──────── SOURCE MATERIAL ────────

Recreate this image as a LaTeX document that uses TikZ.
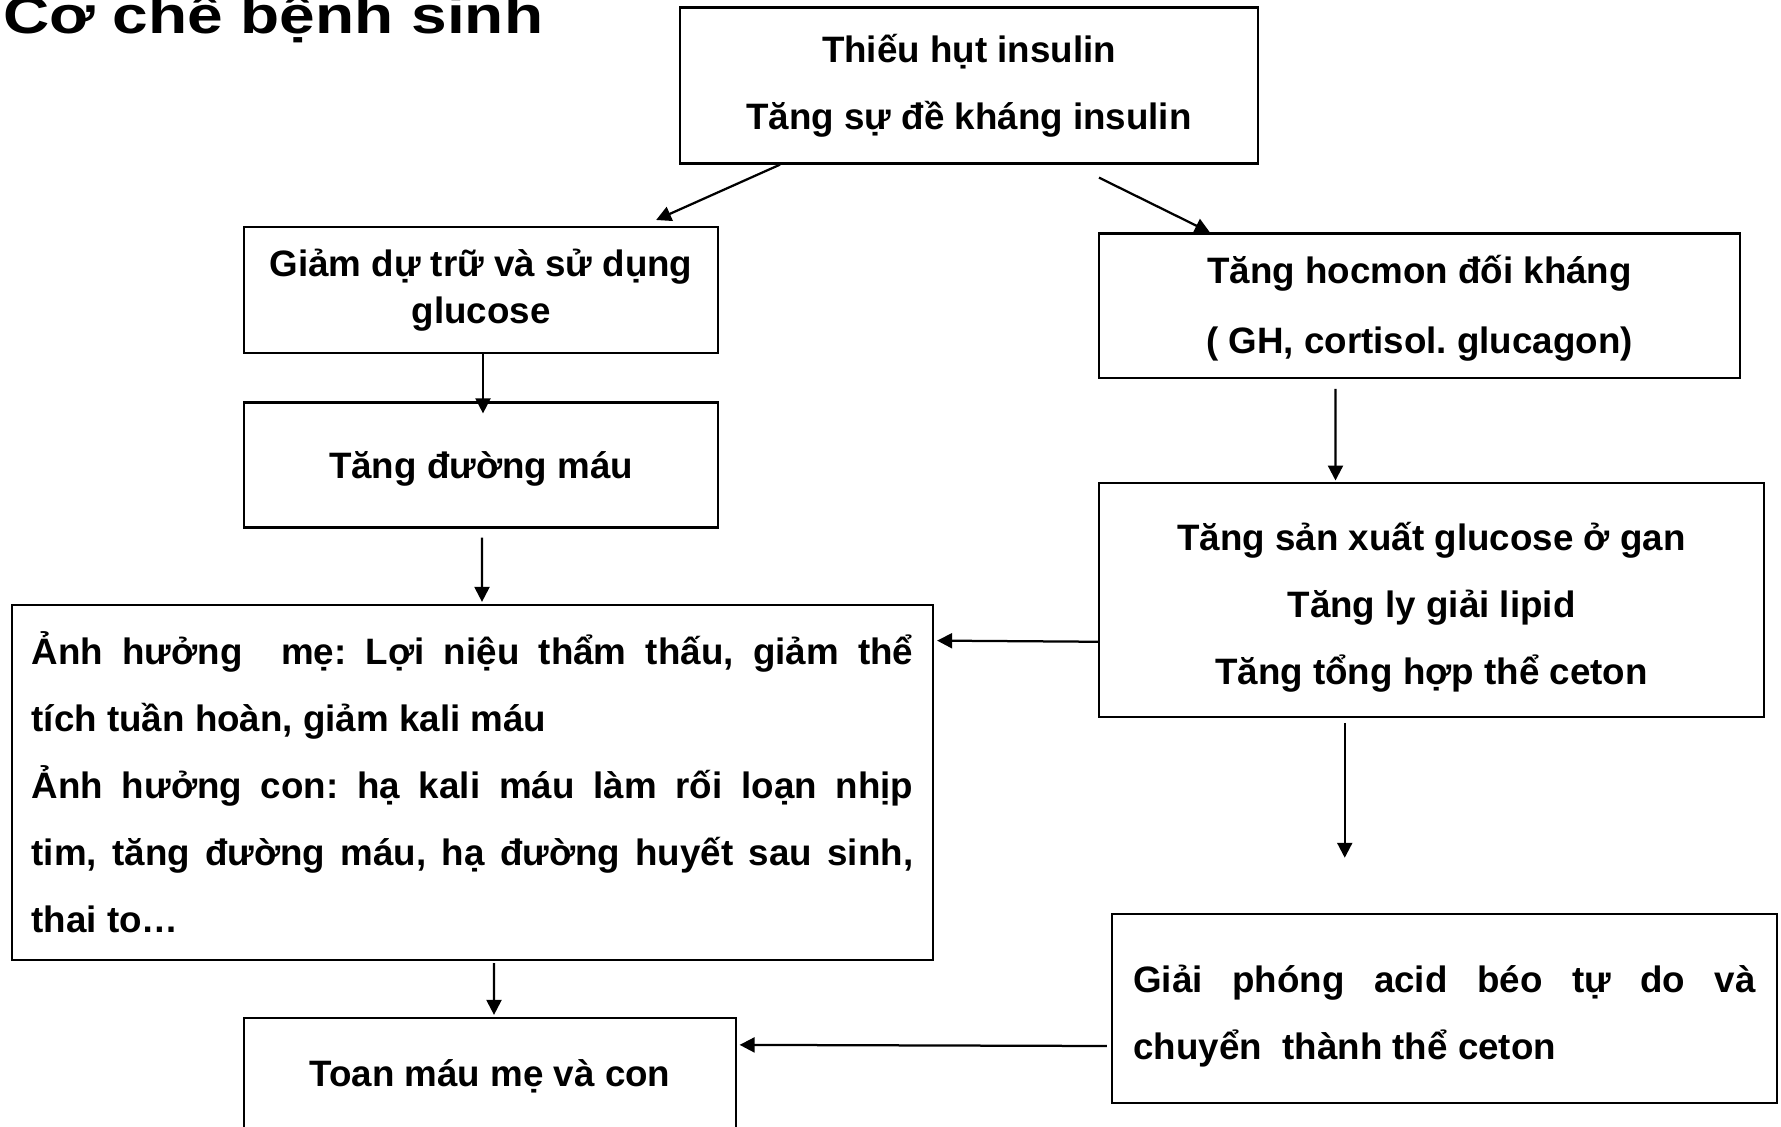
\documentclass[tikz,border=0pt]{standalone}
\usepackage{fontspec}
\setmainfont{Liberation Sans}
\usepackage{tikz}
\usetikzlibrary{positioning,arrows.meta}
\pgfdeclarelayer{nodelayer}
\pgfdeclarelayer{edgelayer}
\pgfsetlayers{main,nodelayer,edgelayer}
\tikzstyle{flowChan}=[-{Triangle[length=6pt, width=6pt]}, black, line width=0.9pt]
\tikzstyle {stage_box} = [rectangle, draw=black, line width=0.9pt, inner sep=0pt, align=center, font=\fontsize{14.7pt}{26.8pt}\selectfont\bfseries]
\tikzstyle {stage_para} = [stage_box, align=justify]
\setlength{\parindent}{0pt}
\frenchspacing

\begin{document}
\begin{tikzpicture}[x=0.4pt, y=-0.4pt]
        \useasboundingbox (0,0) rectangle (1781,1127);
        \clip (0,0) rectangle (1781,1127);
        \begin{pgfonlayer}{nodelayer}
            \node [anchor=base west, inner sep=0pt, font=\fontsize{21pt}{24pt}\selectfont\bfseries] (Title) at (2.5, 33) {\scalebox{1.22}[1]{Cơ chế bệnh sinh}};
            \node [style=stage_box, minimum width=231.2pt, minimum height=62.4pt] (Insulin) at (969, 85.5) {Thiếu hụt insulin\\Tăng sự đề kháng insulin};
            \node [style=stage_box, minimum width=189.6pt, minimum height=50.3pt, font=\fontsize{14.7pt}{18.8pt}\selectfont\bfseries] (Glucose) at (481, 290) {Giảm dự trữ và sử dụng\\glucose};
            \node [style=stage_box, minimum width=256.4pt, minimum height=57.7pt, font=\fontsize{14.7pt}{28.2pt}\selectfont\bfseries] (Hormone) at (1419.5, 305.6) {\rule{0pt}{13.3pt}Tăng hocmon đối kháng\\( GH, cortisol. glucagon)};
            \node [style=stage_box, minimum width=189.6pt, minimum height=50pt] (BloodSugar) at (481, 465) {\rule{0pt}{14.2pt}Tăng đường máu};
            \node [style=stage_box, minimum width=266pt, minimum height=93.5pt] (Liver) at (1431.5, 600) {\rule{0pt}{16.8pt}Tăng sản xuất glucose ở gan\\Tăng ly giải lipid\\Tăng tổng hợp thể ceton};
            \node [style=stage_para, text width=352.6pt, minimum width=368.4pt, minimum height=142pt] (Effects) at (472.5, 782.5) {Ảnh hưởng\ \ mẹ: Lợi niệu thẩm thấu, giảm thể\linebreak tích tuần hoàn, giảm kali máu\par Ảnh hưởng con: hạ kali máu làm rối loạn nhịp\linebreak tim, tăng đường máu, hạ đường huyết sau sinh,\linebreak thai to…};
            \node [style=stage_para, text width=248.9pt, minimum width=266pt, minimum height=75.6pt] (FattyAcid) at (1444.5, 1008.5) {\rule{0pt}{17.1pt}Giải phóng acid béo tự do và\linebreak chuyển\ \ thành thể ceton};
            \node [style=stage_box, minimum width=196.8pt, minimum height=46.4pt] (Acidosis) at (490, 1076) {Toan máu mẹ và con};
            \coordinate (Ketone) at ([xshift=-34.7pt, yshift=-55.9pt]Liver.south);
        \end{pgfonlayer}
        \begin{pgfonlayer}{edgelayer}
            %Left branch
            \draw [style=flowChan] ([xshift=-75.6pt]Insulin.south) to ([xshift=-25.2pt, yshift=2.4pt]Glucose.north east);
            \draw [style=flowChan] ([xshift=0.8pt]Glucose.south) to ([xshift=0.8pt, yshift=-4.8pt]BloodSugar.north);
            \draw [style=flowChan] ([xshift=0.4pt, yshift=-3.6pt]BloodSugar.south) to ([xshift=3.8pt, yshift=0.8pt]Effects.north);
            \draw [style=flowChan] ([xshift=8.6pt, yshift=-0.8pt]Effects.south) to ([xshift=1.6pt, yshift=0.8pt]Acidosis.north);

            %Right branch
            \draw [style=flowChan] ([xshift=52pt, yshift=-5.2pt]Insulin.south) to ([xshift=44.8pt]Hormone.north west);
            \draw [style=flowChan] ([xshift=-33.6pt, yshift=-4pt]Hormone.south) to ([xshift=-38.4pt, yshift=0.6pt]Liver.north);
            \draw [style=flowChan] ([xshift=-34.7pt, yshift=-1.9pt]Liver.south) to (Ketone);

            %Across
            \draw [style=flowChan] ([yshift=-16.7pt]Liver.west) to ([xshift=1.2pt, yshift=-14.7pt]Effects.north east);
            \draw [style=flowChan] ([xshift=-1.6pt, yshift=-15pt]FattyAcid.west) to ([xshift=1pt, yshift=-11.2pt]Acidosis.north east);
        \end{pgfonlayer}
    \end{tikzpicture}
\end{document}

────────

PROBLEM TO SOLVE:
Copy the material above in full and exactly, skipping pictures.

COMPLETED EXERCISE:
Recreate this image as a LaTeX document that uses TikZ.
\documentclass[tikz,border=0pt]{standalone}
\usepackage{fontspec}
\setmainfont{Liberation Sans}
\usepackage{tikz}
\usetikzlibrary{positioning,arrows.meta}
\pgfdeclarelayer{nodelayer}
\pgfdeclarelayer{edgelayer}
\pgfsetlayers{main,nodelayer,edgelayer}
\tikzstyle{flowChan}=[-{Triangle[length=6pt, width=6pt]}, black, line width=0.9pt]
\tikzstyle {stage_box} = [rectangle, draw=black, line width=0.9pt, inner sep=0pt, align=center, font=\fontsize{14.7pt}{26.8pt}\selectfont\bfseries]
\tikzstyle {stage_para} = [stage_box, align=justify]
\setlength{\parindent}{0pt}
\frenchspacing

\begin{document}
\begin{tikzpicture}[x=0.4pt, y=-0.4pt]
        \useasboundingbox (0,0) rectangle (1781,1127);
        \clip (0,0) rectangle (1781,1127);
        \begin{pgfonlayer}{nodelayer}
            \node [anchor=base west, inner sep=0pt, font=\fontsize{21pt}{24pt}\selectfont\bfseries] (Title) at (2.5, 33) {\scalebox{1.22}[1]{Cơ chế bệnh sinh}};
            \node [style=stage_box, minimum width=231.2pt, minimum height=62.4pt] (Insulin) at (969, 85.5) {Thiếu hụt insulin\\Tăng sự đề kháng insulin};
            \node [style=stage_box, minimum width=189.6pt, minimum height=50.3pt, font=\fontsize{14.7pt}{18.8pt}\selectfont\bfseries] (Glucose) at (481, 290) {Giảm dự trữ và sử dụng\\glucose};
            \node [style=stage_box, minimum width=256.4pt, minimum height=57.7pt, font=\fontsize{14.7pt}{28.2pt}\selectfont\bfseries] (Hormone) at (1419.5, 305.6) {\rule{0pt}{13.3pt}Tăng hocmon đối kháng\\( GH, cortisol. glucagon)};
            \node [style=stage_box, minimum width=189.6pt, minimum height=50pt] (BloodSugar) at (481, 465) {\rule{0pt}{14.2pt}Tăng đường máu};
            \node [style=stage_box, minimum width=266pt, minimum height=93.5pt] (Liver) at (1431.5, 600) {\rule{0pt}{16.8pt}Tăng sản xuất glucose ở gan\\Tăng ly giải lipid\\Tăng tổng hợp thể ceton};
            \node [style=stage_para, text width=352.6pt, minimum width=368.4pt, minimum height=142pt] (Effects) at (472.5, 782.5) {Ảnh hưởng\ \ mẹ: Lợi niệu thẩm thấu, giảm thể\linebreak tích tuần hoàn, giảm kali máu\par Ảnh hưởng con: hạ kali máu làm rối loạn nhịp\linebreak tim, tăng đường máu, hạ đường huyết sau sinh,\linebreak thai to…};
            \node [style=stage_para, text width=248.9pt, minimum width=266pt, minimum height=75.6pt] (FattyAcid) at (1444.5, 1008.5) {\rule{0pt}{17.1pt}Giải phóng acid béo tự do và\linebreak chuyển\ \ thành thể ceton};
            \node [style=stage_box, minimum width=196.8pt, minimum height=46.4pt] (Acidosis) at (490, 1076) {Toan máu mẹ và con};
            \coordinate (Ketone) at ([xshift=-34.7pt, yshift=-55.9pt]Liver.south);
        \end{pgfonlayer}
        \begin{pgfonlayer}{edgelayer}
            %Left branch
            \draw [style=flowChan] ([xshift=-75.6pt]Insulin.south) to ([xshift=-25.2pt, yshift=2.4pt]Glucose.north east);
            \draw [style=flowChan] ([xshift=0.8pt]Glucose.south) to ([xshift=0.8pt, yshift=-4.8pt]BloodSugar.north);
            \draw [style=flowChan] ([xshift=0.4pt, yshift=-3.6pt]BloodSugar.south) to ([xshift=3.8pt, yshift=0.8pt]Effects.north);
            \draw [style=flowChan] ([xshift=8.6pt, yshift=-0.8pt]Effects.south) to ([xshift=1.6pt, yshift=0.8pt]Acidosis.north);

            %Right branch
            \draw [style=flowChan] ([xshift=52pt, yshift=-5.2pt]Insulin.south) to ([xshift=44.8pt]Hormone.north west);
            \draw [style=flowChan] ([xshift=-33.6pt, yshift=-4pt]Hormone.south) to ([xshift=-38.4pt, yshift=0.6pt]Liver.north);
            \draw [style=flowChan] ([xshift=-34.7pt, yshift=-1.9pt]Liver.south) to (Ketone);

            %Across
            \draw [style=flowChan] ([yshift=-16.7pt]Liver.west) to ([xshift=1.2pt, yshift=-14.7pt]Effects.north east);
            \draw [style=flowChan] ([xshift=-1.6pt, yshift=-15pt]FattyAcid.west) to ([xshift=1pt, yshift=-11.2pt]Acidosis.north east);
        \end{pgfonlayer}
    \end{tikzpicture}
\end{document}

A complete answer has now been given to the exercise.